Start of Provided records
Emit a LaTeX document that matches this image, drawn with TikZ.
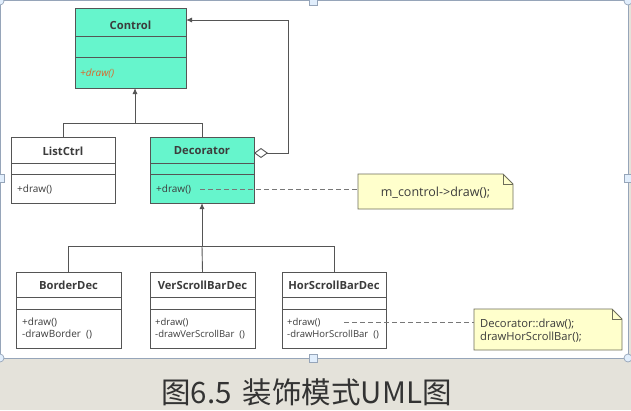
\documentclass[tikz,border=0pt]{standalone}
\usepackage{fontspec}
\newfontfamily\umlfont{Open Sans}
\newfontfamily\cjk{Noto Sans CJK SC}
\usetikzlibrary{arrows.meta}
\definecolor{mint}{RGB}{102,245,204}
\definecolor{boxline}{RGB}{85,85,85}
\definecolor{txt}{RGB}{60,60,60}
\definecolor{orangetxt}{RGB}{222,100,40}
\definecolor{noteyellow}{RGB}{255,255,204}
\definecolor{noteline}{RGB}{110,110,90}
\definecolor{bgbeige}{RGB}{228,226,218}
\definecolor{panelline}{RGB}{150,165,185}
\definecolor{handlefill}{RGB}{225,238,252}
\tikzset{
  classbox/.style={draw=boxline, line width=0.9pt, anchor=north west, inner sep=0pt, outer sep=0pt},
  sepline/.style={draw=boxline, line width=0.9pt},
  ctitle/.style={font=\umlfont\bfseries\fontsize{11.2}{13}\selectfont, text=txt, inner sep=0pt},
  cmethod/.style={font=\umlfont\fontsize{10}{12.5}\selectfont, text=txt, inner sep=0pt, anchor=west, align=left},
  conn/.style={draw=boxline, line width=0.9pt},
  inh/.style={conn, -{Latex[length=6pt,width=5pt]}},
  dashconn/.style={draw=boxline!80, line width=0.9pt, dash pattern=on 5pt off 3pt},
  notebox/.style={anchor=north west, inner sep=0pt, outer sep=0pt},
  notefill/.style={fill=noteyellow, draw=noteline, line width=0.9pt, line join=miter},
  notetext/.style={text=txt, inner sep=0pt},
  handle/.style={fill=handlefill, draw=panelline, line width=0.7pt}
}
\begin{document}
\begin{tikzpicture}[x=1pt,y=-1pt]
\useasboundingbox (0,0) rectangle (631,410);
\fill[bgbeige] (0,0) rectangle (631,410);
\fill[white, draw=panelline, line width=0.8pt] (0,0.5) rectangle (628,358);

% ---------- Control ----------
\node[classbox, fill=mint, minimum width=111pt, minimum height=80pt] (control) at (75,8) {};
\draw[sepline] (control.west |- 0,36) -- (control.east |- 0,36);
\draw[sepline] (control.west |- 0,57) -- (control.east |- 0,57);
\node[ctitle] (controlT) at (control.north |- 0,25) {Control};
\node[cmethod, text=orangetxt, font=\umlfont\itshape\fontsize{10}{12}\selectfont] (controlM) at (80,73) {+draw()};

% ---------- ListCtrl ----------
\node[classbox, fill=white, minimum width=104pt, minimum height=66pt] (listctrl) at (11,137) {};
\draw[sepline] (listctrl.west |- 0,163) -- (listctrl.east |- 0,163);
\draw[sepline] (listctrl.west |- 0,174) -- (listctrl.east |- 0,174);
\node[ctitle] (listctrlT) at (listctrl.north |- 0,151) {ListCtrl};
\node[cmethod] (listctrlM) at (17,189) {+draw()};

% ---------- Decorator ----------
\node[classbox, fill=mint, minimum width=104pt, minimum height=66pt] (decorator) at (150,137) {};
\draw[sepline] (decorator.west |- 0,163) -- (decorator.east |- 0,163);
\draw[sepline] (decorator.west |- 0,174) -- (decorator.east |- 0,174);
\node[ctitle] (decoratorT) at (decorator.north |- 0,151) {Decorator};
\node[cmethod] (decoratorM) at (156,189) {+draw()};

% ---------- Bottom row ----------
\node[classbox, fill=white, minimum width=105pt, minimum height=76pt] (border) at (16,272) {};
\draw[sepline] (border.west |- 0,297) -- (border.east |- 0,297);
\draw[sepline] (border.west |- 0,309) -- (border.east |- 0,309);
\node[ctitle] (borderT) at (border.north |- 0,285) {BorderDec};
\node[cmethod] (borderM) at (22,328.5) {+draw()\\[-1pt]-drawBorder\ \ ()};

\node[classbox, fill=white, minimum width=105pt, minimum height=76pt] (ver) at (150,272) {};
\draw[sepline] (ver.west |- 0,297) -- (ver.east |- 0,297);
\draw[sepline] (ver.west |- 0,309) -- (ver.east |- 0,309);
\node[ctitle] (verT) at (ver.north |- 0,285) {VerScrollBarDec};
\node[cmethod, font=\umlfont\fontsize{9.5}{12.5}\selectfont] (verM) at (155,328.5) {+draw()\\[-1pt]-drawVerScrollBar\ \ ()};

\node[classbox, fill=white, minimum width=104pt, minimum height=76pt] (hor) at (282,272) {};
\draw[sepline] (hor.west |- 0,297) -- (hor.east |- 0,297);
\draw[sepline] (hor.west |- 0,309) -- (hor.east |- 0,309);
\node[ctitle] (horT) at (hor.north |- 0,285) {HorScrollBarDec};
\node[cmethod, font=\umlfont\fontsize{9.5}{12.5}\selectfont] (horM) at (287,328.5) {+draw()\\[-1pt]-drawHorScrollBar\ \ ()};

% ---------- Inheritance: ListCtrl, Decorator -> Control ----------
\coordinate (j1) at (135,123);
\draw[conn] (listctrl.north) |- (decorator.north |- j1) -- (decorator.north);
\draw[inh] (j1) -- (j1 |- control.south);

% ---------- Aggregation: Decorator <>-> Control ----------
\coordinate (aggc) at (288,20);
\draw[conn, {Diamond[open, length=14pt, width=10pt, fill=white]}-{Latex[length=6pt,width=5pt]}]
  (decorator.east |- 0,153) -| (aggc) -- (control.east |- aggc);

% ---------- Inheritance: bottom row -> Decorator ----------
\coordinate (j2) at (202,246);
\draw[conn] (border.north) |- (hor.north |- j2) -- (hor.north);
\draw[conn] (ver.north) -- (j2);
\draw[inh] (j2) -- (decorator.south);

% ---------- Notes ----------
\node[notebox, minimum width=155pt, minimum height=35pt] (note1) at (358,174) {};
\draw[notefill] (note1.south west) -- (note1.north west) -- ([xshift=-10pt]note1.north east)
  -- ([yshift=-10pt]note1.north east) -- (note1.south east) -- cycle;
\draw[draw=noteline, line width=0.8pt] ([xshift=-10pt]note1.north east) |- ([yshift=-10pt]note1.north east);
\node[notetext, font=\umlfont\fontsize{12.5}{14}\selectfont] (note1T) at ([yshift=-1pt]note1.center) {m\_control->draw();};

\node[notebox, minimum width=148pt, minimum height=41pt] (note2) at (474,309) {};
\draw[notefill] (note2.south west) -- (note2.north west) -- ([xshift=-10pt]note2.north east)
  -- ([yshift=-10pt]note2.north east) -- (note2.south east) -- cycle;
\draw[draw=noteline, line width=0.8pt] ([xshift=-10pt]note2.north east) |- ([yshift=-10pt]note2.north east);
\node[notetext, anchor=west, align=left, font=\umlfont\fontsize{11.2}{13}\selectfont] (note2T) at (480,331) {Decorator::draw();\\drawHorScrollBar();};

% ---------- Note links ----------
\coordinate (d1) at (200,189);
\draw[dashconn] (d1) -- (note1.west |- d1);
\coordinate (d2) at (344,322);
\draw[dashconn] (d2) -- (note2.west |- d2);

% ---------- Selection handles ----------
\foreach \p in {(313,1),(0,178),(628,178),(313,358)}
  \draw[handle] \p ++(-4,-4) rectangle ++(8,8);
\foreach \p in {(0,1),(628,1),(0,358),(628,358)}
  \draw[handle] \p circle (4);

% ---------- Caption ----------
\node[font=\cjk\fontsize{29.5}{34}\selectfont, text=black!80, inner sep=0pt] (caption) at (306.5,392) {图6.5\hspace{11pt}装饰模式UML图};
\end{tikzpicture}
\end{document}
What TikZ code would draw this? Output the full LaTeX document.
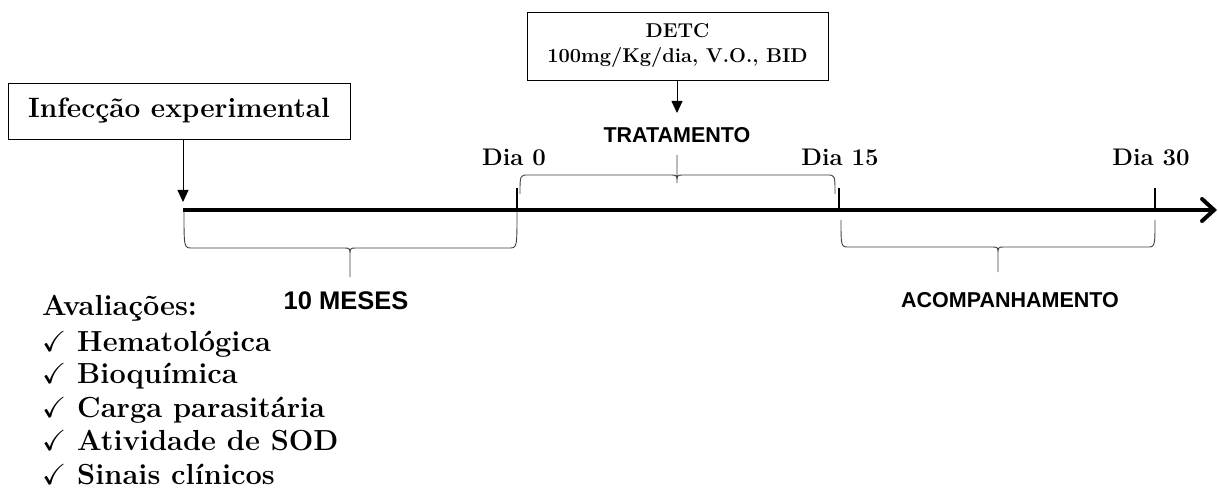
\documentclass[tikz,border=0pt]{standalone}
\usepackage{amssymb}
\usepackage{fontspec}
\newfontfamily\arialfont{Liberation Sans}
\usetikzlibrary{arrows.meta}
\tikzset{
  box/.style={draw, line width=0.8pt, inner sep=0pt, align=center},
  serifb/.style={font=\fontsize{24}{28}\selectfont\bfseries},
  sansb/.style={font=\arialfont\fontsize{21.5}{25}\selectfont\bfseries},
  listitem/.style={anchor=base west, inner sep=0pt, font=\fontsize{29}{33}\selectfont\bfseries},
  pointer/.style={line width=0.8pt, -{Triangle[length=12pt,width=11pt]}},
  brace/.style={line width=0.9pt, draw=black!75},
  tick/.style={line width=2.5pt},
}
\newcommand{\BraceDown}[6]{% L R T M P C
  \draw[brace] (#1,#3) .. controls (#1,#4) and (#1,#4) .. ({#1+8},#4) -- ({#6-6},#4)
    .. controls (#6,#4) and (#6,#4) .. (#6,{#4+8}) -- (#6,#5) -- (#6,{#4+8})
    .. controls (#6,#4) and (#6,#4) .. ({#6+6},#4) -- ({#2-8},#4)
    .. controls (#2,#4) and (#2,#4) .. (#2,#3);}
\begin{document}
\begin{tikzpicture}[x=1pt,y=-1pt]
\useasboundingbox (0,0) rectangle (1218,489);
% boxes
\node[box, font=\fontsize{28}{32}\selectfont\bfseries, minimum width=342pt, minimum height=56pt] (inf) at (179,111) {Infecção experimental};
\node[box, font=\fontsize{20}{25}\selectfont\bfseries, minimum width=301pt, minimum height=68pt] (detc) at (677.5,46) {DETC\\100mg/Kg/dia, V.O., BID};
% timeline
\coordinate (t0) at (183,210);
\coordinate (tend) at (1217,210);
\draw[line width=4pt, -{Straight Barb[length=12pt,width=22pt,line cap=round]}] (t0) -- (tend);
% pointers
\coordinate (pinf) at (183,202);
\coordinate (pdetc) at (677,113);
\draw[pointer] (inf.south -| pinf) -- (pinf);
\draw[pointer] (detc.south -| pdetc) -- (pdetc);
% ticks
\coordinate (d0) at (517,210); \coordinate (d0t) at (517,188);
\coordinate (d15) at (839,210); \coordinate (d15t) at (839,188);
\coordinate (d30) at (1155,210); \coordinate (d30t) at (1155,188);
\draw[tick] (d0) -- (d0t);
\draw[tick] (d15) -- (d15t);
\draw[tick] (d30) -- (d30t);
% braces
\BraceDown{184}{517}{212}{248}{277}{350}
\BraceDown{520}{835}{194}{175}{155}{677}
\BraceDown{841}{1155}{220}{247}{272}{998}
% labels
\node[serifb] (l0) at (514,157) {Dia 0};
\node[serifb] (l15) at (840,157) {Dia 15};
\node[serifb] (l30) at (1151,157) {Dia 30};
\node[sansb] (trat) at (677,135) {TRATAMENTO};
\node[sansb, font=\arialfont\fontsize{25.5}{30}\selectfont\bfseries] (meses) at (346,301) {10 MESES};
\node[sansb] (acomp) at (1010,300) {ACOMPANHAMENTO};
% list
\node[listitem] (av) at (42,315) {Avaliações:};
\node[listitem] (i1) at (42,351) {$\checkmark$ Hematológica};
\node[listitem] (i2) at (42,383) {$\checkmark$ Bioquímica};
\node[listitem] (i3) at (42,417) {$\checkmark$ Carga parasitária};
\node[listitem] (i4) at (42,450) {$\checkmark$ Atividade de SOD};
\node[listitem] (i5) at (42,484) {$\checkmark$ Sinais clínicos};
\end{tikzpicture}
\end{document}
End of Provided records
Copy nothing past the line containing "(controlM) at (80,73)": reproduce every line from the start of the records up to it, skipping pictures.

Emit a LaTeX document that matches this image, drawn with TikZ.
\documentclass[tikz,border=0pt]{standalone}
\usepackage{fontspec}
\newfontfamily\umlfont{Open Sans}
\newfontfamily\cjk{Noto Sans CJK SC}
\usetikzlibrary{arrows.meta}
\definecolor{mint}{RGB}{102,245,204}
\definecolor{boxline}{RGB}{85,85,85}
\definecolor{txt}{RGB}{60,60,60}
\definecolor{orangetxt}{RGB}{222,100,40}
\definecolor{noteyellow}{RGB}{255,255,204}
\definecolor{noteline}{RGB}{110,110,90}
\definecolor{bgbeige}{RGB}{228,226,218}
\definecolor{panelline}{RGB}{150,165,185}
\definecolor{handlefill}{RGB}{225,238,252}
\tikzset{
  classbox/.style={draw=boxline, line width=0.9pt, anchor=north west, inner sep=0pt, outer sep=0pt},
  sepline/.style={draw=boxline, line width=0.9pt},
  ctitle/.style={font=\umlfont\bfseries\fontsize{11.2}{13}\selectfont, text=txt, inner sep=0pt},
  cmethod/.style={font=\umlfont\fontsize{10}{12.5}\selectfont, text=txt, inner sep=0pt, anchor=west, align=left},
  conn/.style={draw=boxline, line width=0.9pt},
  inh/.style={conn, -{Latex[length=6pt,width=5pt]}},
  dashconn/.style={draw=boxline!80, line width=0.9pt, dash pattern=on 5pt off 3pt},
  notebox/.style={anchor=north west, inner sep=0pt, outer sep=0pt},
  notefill/.style={fill=noteyellow, draw=noteline, line width=0.9pt, line join=miter},
  notetext/.style={text=txt, inner sep=0pt},
  handle/.style={fill=handlefill, draw=panelline, line width=0.7pt}
}
\begin{document}
\begin{tikzpicture}[x=1pt,y=-1pt]
\useasboundingbox (0,0) rectangle (631,410);
\fill[bgbeige] (0,0) rectangle (631,410);
\fill[white, draw=panelline, line width=0.8pt] (0,0.5) rectangle (628,358);

% ---------- Control ----------
\node[classbox, fill=mint, minimum width=111pt, minimum height=80pt] (control) at (75,8) {};
\draw[sepline] (control.west |- 0,36) -- (control.east |- 0,36);
\draw[sepline] (control.west |- 0,57) -- (control.east |- 0,57);
\node[ctitle] (controlT) at (control.north |- 0,25) {Control};
\node[cmethod, text=orangetxt, font=\umlfont\itshape\fontsize{10}{12}\selectfont] (controlM) at (80,73) {+draw()};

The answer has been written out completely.